Friday, 29 July 2016

Not at all like Topsy


 August 2016

Not at all like Topsy   by Dr Elizabeth McCardell, M. Couns., PhD


     There are three stories I want to tell.

     The first has to do with Topsy, a rag doll I was given when I was born. This doll was beautifully made out of brown felt cloth and had a sweet face sewn on her curly haired head. Her limbs were long and floppy and her body sturdy and girlish. She wore a red dress. I grew to love her.

     Each birthday my mother and I would go into town to buy Topsy a new face, as the old was well worn with all the kissing she received.

     Topsy and I grew up together, though her change was structural. Eventually
her stuffing came out and the cloth that was her skin became threadbare.

     Topsy, unlike her namesake in the novel Uncle Tom’s Cabin by  the nineteenth century American author Harriet Beecher Stowe,   wasn’t just born, didn’t just grow’d, she came with a history, a maker (the lady upstairs in the block of flats we called home), the cloth maker, the face maker, the dress maker (my mother),  my history, my family, the context of middle class life in the fifties, in Western Australia, and so much more.

     The second story is about the period when I’d returned to university to do my Master of Counselling degree and was studying family and couples counselling. As part of our assessment we had to write a family history identifying specific characteristics typical to our family.  Until that point, I had a rather general curiosity about genealogy, but nothing more than that. I was amazed to find in my research definite patterns of behaviour on both sides of my family of origin. I discovered, for instance, that practically each generation on both my father’s and mother’s side had at least two, sometimes more, spouses and that there were split-level families dating back nearly two hundred years. Both sides of the  family were also adventurers, some travelled across the globe to escape conflicts of war and ideology.
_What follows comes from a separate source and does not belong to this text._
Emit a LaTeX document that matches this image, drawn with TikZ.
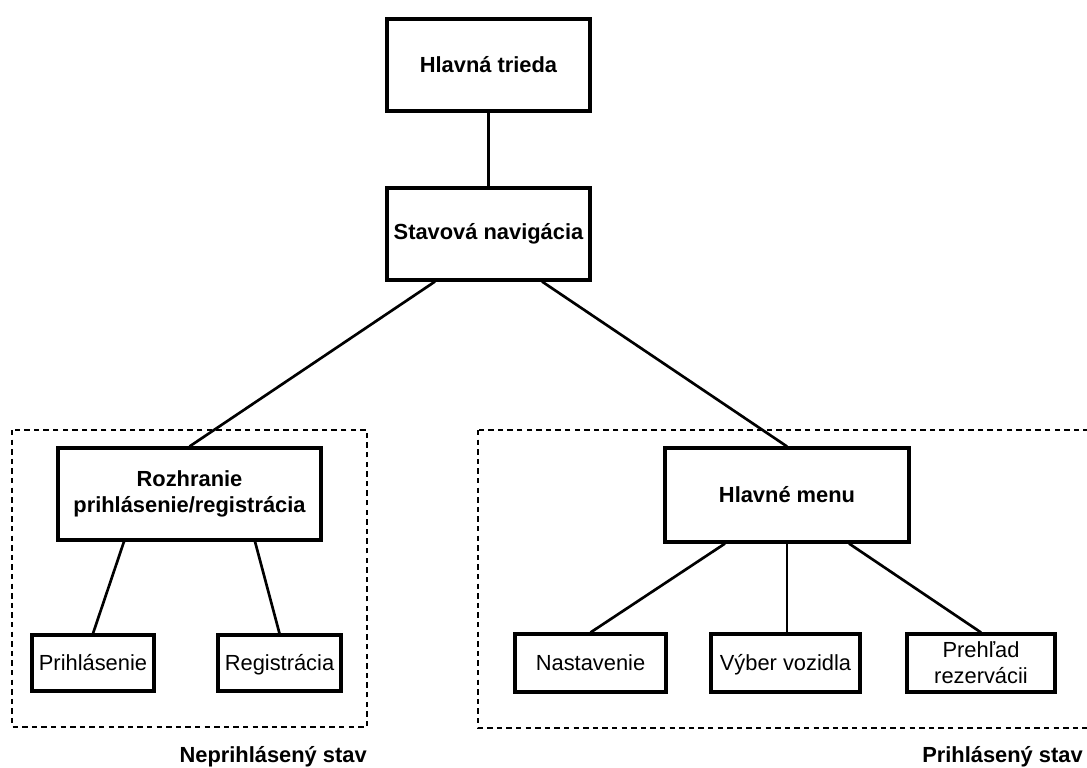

     The third story describes what insight was brought to me while researching and writing my doctoral dissertation. I’d stumbled upon a book on Taoism, and was particularly taken by its Acknowledgements section; usually a place where the writer thanks their husband or wife, or colleagues. The author of this book, instead, thanked the trees and fungi, the sky, the birds, the pet dog, family, shopkeepers, library staff, colleagues and friends: all of which ameliorated the making of this book on the Tao of being in the world, which is a natural order of life. I was moved to write a similar Tao of acknowledgements and include in it not only my immediate milieu, but my academic influences: those thinkers who shaped my work and sense of self.

     All three stories are accounts of  realizing interrelationships. I’m moved to tell them because of a certain frustration I have concerning quite a lot of psychotherapeutic modalities that ignore the context of a person to concentrate on only individual and isolated behaviour,  as for instance, a lot of cognitive behavioural therapy, or relationships as if they are merely apparent fantasies and disembodied ideas. I’m thinking here of traditional psychoanalysis and Jungian analysis. A lot of solution focussed therapies also ignore the living system  that is being in the world. An awareness of the individual is important, but without a sense of the richness, or paucity, of experiencing others, we leave too much out in our therapeutic approach to the healing of clients.

     We didn’t just grow’d, and our behaviour cannot be extracted from what else is going on. Our family of origin and  our environment make us who we are.  We live in a Tao of relationship, and this is ground that therapy, I believe, needs to work within.